● Entries shown
━━━━━━━━━━━━━━━━━━━━

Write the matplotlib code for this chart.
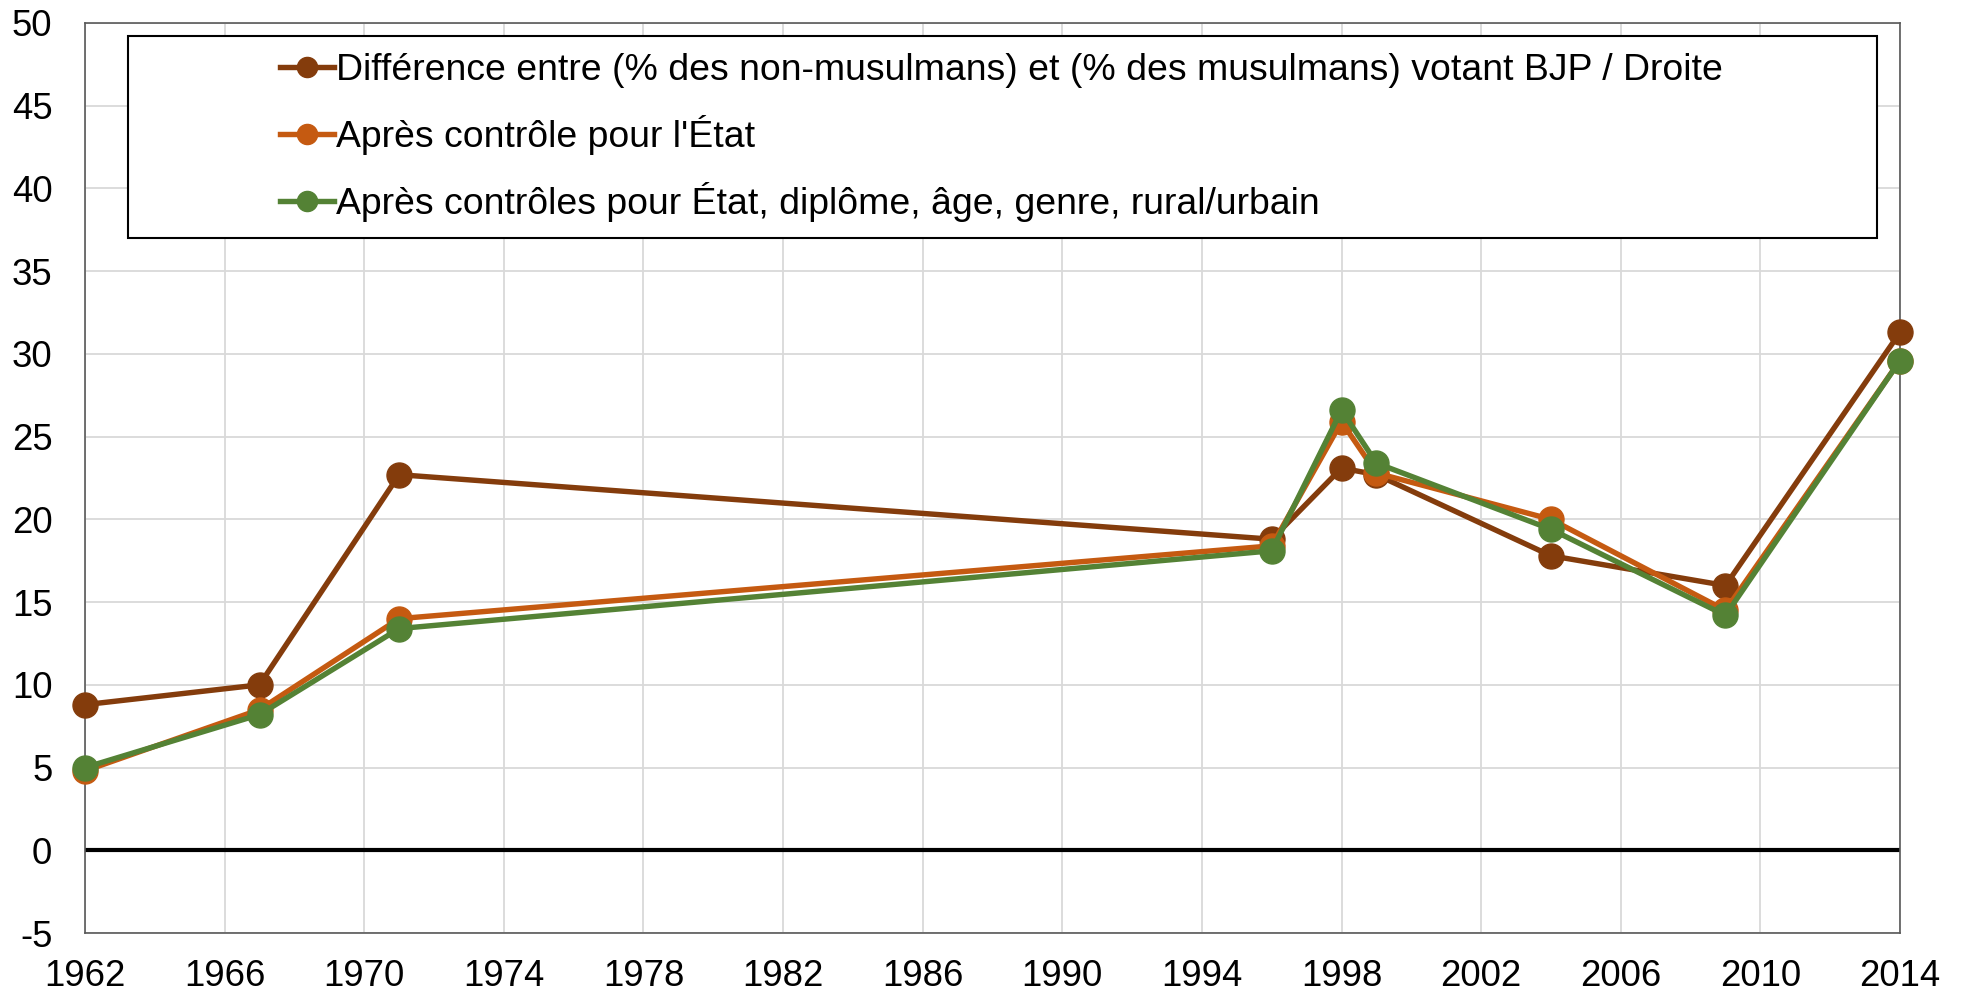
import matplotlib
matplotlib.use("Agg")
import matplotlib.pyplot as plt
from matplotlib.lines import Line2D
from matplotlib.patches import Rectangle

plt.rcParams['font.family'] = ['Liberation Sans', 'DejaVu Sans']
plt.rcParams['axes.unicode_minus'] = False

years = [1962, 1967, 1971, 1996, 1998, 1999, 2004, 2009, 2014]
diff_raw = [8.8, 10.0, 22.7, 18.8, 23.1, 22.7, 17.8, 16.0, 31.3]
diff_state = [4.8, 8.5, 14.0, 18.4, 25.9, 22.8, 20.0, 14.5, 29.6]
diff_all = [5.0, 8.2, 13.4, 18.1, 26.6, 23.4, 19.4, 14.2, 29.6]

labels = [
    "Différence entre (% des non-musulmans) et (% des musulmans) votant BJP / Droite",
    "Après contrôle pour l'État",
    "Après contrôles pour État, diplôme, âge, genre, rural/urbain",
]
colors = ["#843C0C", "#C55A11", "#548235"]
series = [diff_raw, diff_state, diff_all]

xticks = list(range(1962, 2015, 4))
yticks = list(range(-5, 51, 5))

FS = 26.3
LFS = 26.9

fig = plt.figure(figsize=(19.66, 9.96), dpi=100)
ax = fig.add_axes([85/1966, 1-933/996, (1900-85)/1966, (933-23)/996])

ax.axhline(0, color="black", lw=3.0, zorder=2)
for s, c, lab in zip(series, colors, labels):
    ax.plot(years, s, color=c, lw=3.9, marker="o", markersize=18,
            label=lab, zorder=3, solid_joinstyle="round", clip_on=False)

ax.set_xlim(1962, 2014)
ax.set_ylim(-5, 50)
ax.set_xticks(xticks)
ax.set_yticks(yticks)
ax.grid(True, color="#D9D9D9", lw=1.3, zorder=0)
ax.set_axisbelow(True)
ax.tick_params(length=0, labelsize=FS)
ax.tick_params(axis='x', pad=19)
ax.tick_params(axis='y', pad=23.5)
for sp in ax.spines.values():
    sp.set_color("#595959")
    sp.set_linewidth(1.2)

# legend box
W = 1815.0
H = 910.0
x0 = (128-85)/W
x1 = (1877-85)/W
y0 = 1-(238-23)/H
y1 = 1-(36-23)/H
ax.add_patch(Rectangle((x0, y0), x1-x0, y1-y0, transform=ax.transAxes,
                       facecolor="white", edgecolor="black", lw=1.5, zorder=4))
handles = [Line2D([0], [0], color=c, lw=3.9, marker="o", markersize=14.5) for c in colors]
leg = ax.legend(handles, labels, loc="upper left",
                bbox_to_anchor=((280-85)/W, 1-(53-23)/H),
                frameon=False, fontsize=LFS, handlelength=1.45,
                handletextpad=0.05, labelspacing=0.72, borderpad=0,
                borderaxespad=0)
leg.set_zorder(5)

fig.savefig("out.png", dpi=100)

━━━━━━━━━━━━━━━━━━━━

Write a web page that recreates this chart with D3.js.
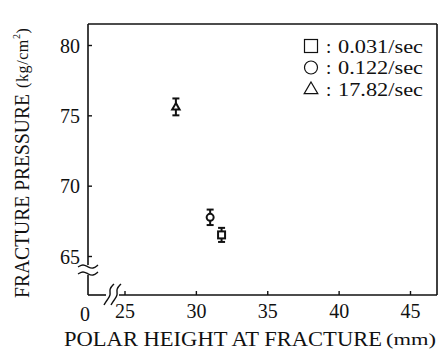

━━━━━━━━━━━━━━━━━━━━

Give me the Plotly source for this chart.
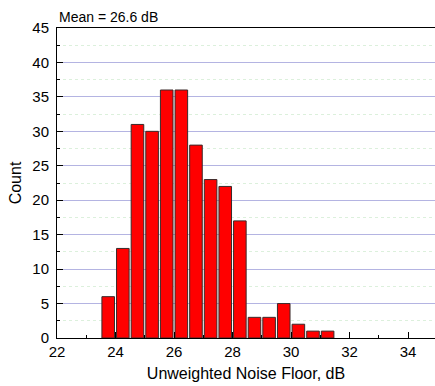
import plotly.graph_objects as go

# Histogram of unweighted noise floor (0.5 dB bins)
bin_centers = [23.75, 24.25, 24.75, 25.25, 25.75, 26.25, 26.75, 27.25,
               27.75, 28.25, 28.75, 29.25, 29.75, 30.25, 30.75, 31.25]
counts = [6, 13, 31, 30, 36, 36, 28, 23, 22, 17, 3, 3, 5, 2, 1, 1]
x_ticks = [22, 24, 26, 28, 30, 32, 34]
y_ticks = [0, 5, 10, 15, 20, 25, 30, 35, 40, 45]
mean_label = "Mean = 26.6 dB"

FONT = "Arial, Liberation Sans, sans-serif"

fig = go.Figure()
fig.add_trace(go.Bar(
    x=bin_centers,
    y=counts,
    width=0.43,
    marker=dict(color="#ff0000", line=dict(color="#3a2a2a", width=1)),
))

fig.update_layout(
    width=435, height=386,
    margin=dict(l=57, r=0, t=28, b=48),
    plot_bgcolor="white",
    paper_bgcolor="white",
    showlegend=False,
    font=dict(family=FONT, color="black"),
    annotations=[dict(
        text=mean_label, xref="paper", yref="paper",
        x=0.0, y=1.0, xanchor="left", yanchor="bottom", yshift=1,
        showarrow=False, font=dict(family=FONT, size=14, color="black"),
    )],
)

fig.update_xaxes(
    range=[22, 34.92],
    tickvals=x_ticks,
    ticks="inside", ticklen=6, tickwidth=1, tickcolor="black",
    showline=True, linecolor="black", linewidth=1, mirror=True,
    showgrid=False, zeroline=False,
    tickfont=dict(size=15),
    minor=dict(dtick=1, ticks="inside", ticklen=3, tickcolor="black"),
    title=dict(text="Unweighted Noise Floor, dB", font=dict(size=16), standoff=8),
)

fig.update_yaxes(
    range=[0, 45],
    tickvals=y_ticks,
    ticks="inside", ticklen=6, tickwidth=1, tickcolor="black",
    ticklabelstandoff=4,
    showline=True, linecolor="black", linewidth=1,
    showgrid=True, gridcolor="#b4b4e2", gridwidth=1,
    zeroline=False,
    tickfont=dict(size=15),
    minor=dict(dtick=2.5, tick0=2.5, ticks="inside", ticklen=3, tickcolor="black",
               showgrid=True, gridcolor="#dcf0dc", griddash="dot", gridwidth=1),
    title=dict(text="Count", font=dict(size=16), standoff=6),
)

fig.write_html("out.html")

━━━━━━━━━━━━━━━━━━━━

● What you need to do
Leave out the pictures, and copy only the lines from the one holding "Write the matplotlib code for this chart." through the one holding "from matplotlib.patches import Rectangle", exactly as written.

● Solution
Write the matplotlib code for this chart.
import matplotlib
matplotlib.use("Agg")
import matplotlib.pyplot as plt
from matplotlib.lines import Line2D
from matplotlib.patches import Rectangle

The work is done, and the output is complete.